William R. Gregozeski - Founder
Okay. Great. And last question, and I appreciate all the detail you're providing in the answers. You touched on the property prices, with the uncertainty with the developers. Do you think, those fluctuations in property prices are going to be nationwide or more geared towards, kind of, the smaller cities?
Unidentified Company Representative
(foreign language)
Zhai Bin - Chairman & CEO
(foreign language)
Matthew Lou
[Interpreted] Well, first of all, we have a strong faith and confidence in the Chinese government.
Zhai Bin - Chairman & CEO
(foreign language)
Matthew Lou
[Interpreted] So we feel like there are still plenty of tools in the toolkit of the Chinese government to prevent systematical and regional risks.
Zhai Bin - Chairman & CEO
(foreign language)
Matthew Lou
[Interpreted] So for the short term, there is a potential decline in the -- of the property price.
Zhai Bin - Chairman & CEO
(foreign language)
Matthew Lou
[Interpreted] But if we look at the long run, we believe, the Chinese government is capable to keep the property price in a stable range.
Zhai Bin - Chairman & CEO
(foreign language)
Matthew Lou
[Interpreted] So let me address this again, the whole purpose of dispose of the legacy loans.

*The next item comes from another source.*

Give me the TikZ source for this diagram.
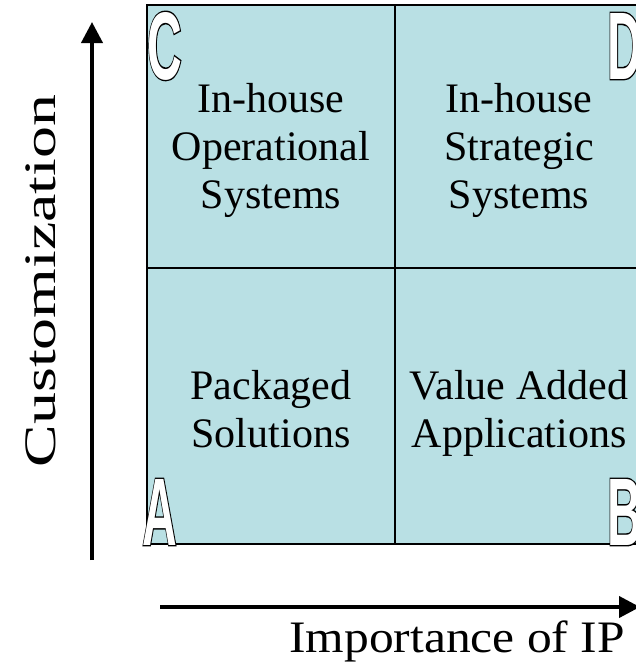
\documentclass[tikz,border=0pt]{standalone}
\usepackage{fontspec}
\setmainfont{Liberation Serif}
\newfontface\lettback{Liberation Sans Bold}[FakeBold=3]
\newfontface\lettfront{Liberation Sans Bold}
\usetikzlibrary{arrows.meta}
\definecolor{cellblue}{RGB}{185,224,228}
\newcommand{\outletter}[1]{\scalebox{0.5}[1]{\fontsize{96}{96}\selectfont\makebox[0pt][l]{\lettback #1}{\color{white}\lettfront #1}}}
\begin{document}
\begin{tikzpicture}[x=1pt,y=-1pt,
  cell/.style={draw=black, line width=1.5pt, fill=cellblue, minimum width=248pt, inner sep=0pt},
  celltext/.style={anchor=north, align=center, inner sep=0pt, font=\fontsize{42}{48}\selectfont},
  corner/.style={inner sep=0pt},
  axis/.style={line width=4pt, -{Triangle[length=21pt,width=21pt]}},
  axislabel/.style={inner sep=0pt, font=\fontsize{45}{48}\selectfont}]
\useasboundingbox (0,0) rectangle (636,664);
\clip (0,0) rectangle (636,664);
\node[cell, minimum height=263pt] (cellC) at (271,136.5) {};
\node[cell, minimum height=263pt] (cellD) at (519,136.5) {};
\node[cell, minimum height=276pt] (cellA) at (271,406) {};
\node[cell, minimum height=276pt] (cellB) at (519,406) {};
\node[celltext] (textC) at (271,83) {In-house\\Operational\\Systems};
\node[celltext] (textD) at (519,83) {In-house\\Strategic\\Systems};
\node[celltext] (textA) at (271,370) {Packaged\\Solutions};
\node[celltext] (textB) at (519,370) {Value Added\\Applications};
\node[corner, anchor=base west] (letC) at (147,79) {\outletter{C}};
\node[corner, anchor=base west] (letD) at (607,79) {\outletter{D}};
\node[corner, anchor=base west] (letA) at (142,545) {\outletter{A}};
\node[corner, anchor=base west] (letB) at (607,545) {\outletter{B}};
\coordinate (ybot) at (92,560);
\coordinate (ytop) at (92,22);
\coordinate (xleft) at (160,607);
\coordinate (xright) at (640,607);
\draw[axis] (ybot) -- (ytop);
\draw[axis] (xleft) -- (xright);
\node[axislabel, rotate=90, anchor=base] (ylabel) at (55,281) {\scalebox{1.42}[1]{Customization}};
\node[axislabel, anchor=base east] (xlabel) at (625,652) {\scalebox{1.1}[1]{Importance of IP}};
\end{tikzpicture}
\end{document}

So the first reason is that to avoid the short-term fluctuation of the property price.
And the more important thing is that we don't want our business to be fluctuating, if there is fluctuation in the property market and stuff. And again, we just want to finish our transformation and focus on servicing and operations.
Operator
(Operator Instructions) There are no further questions. This concludes our question-and-answer session. I would like to turn the conference back over to Matthew Lou for any closing remarks.
Matthew Lou
Thank you, again, for joining us today. If you have any further questions, please feel free to contact us, or log on to our website at ir.cashchina.cn. Thank you.
Zhai Bin - Chairman & CEO
Thank you. (foreign language).
Matthew Lou
[Interpreted] Thank you again for joining us. That's from our CEO.
Operator
The conference has now concluded. Thank you for attending today's presentation. You may now disconnect.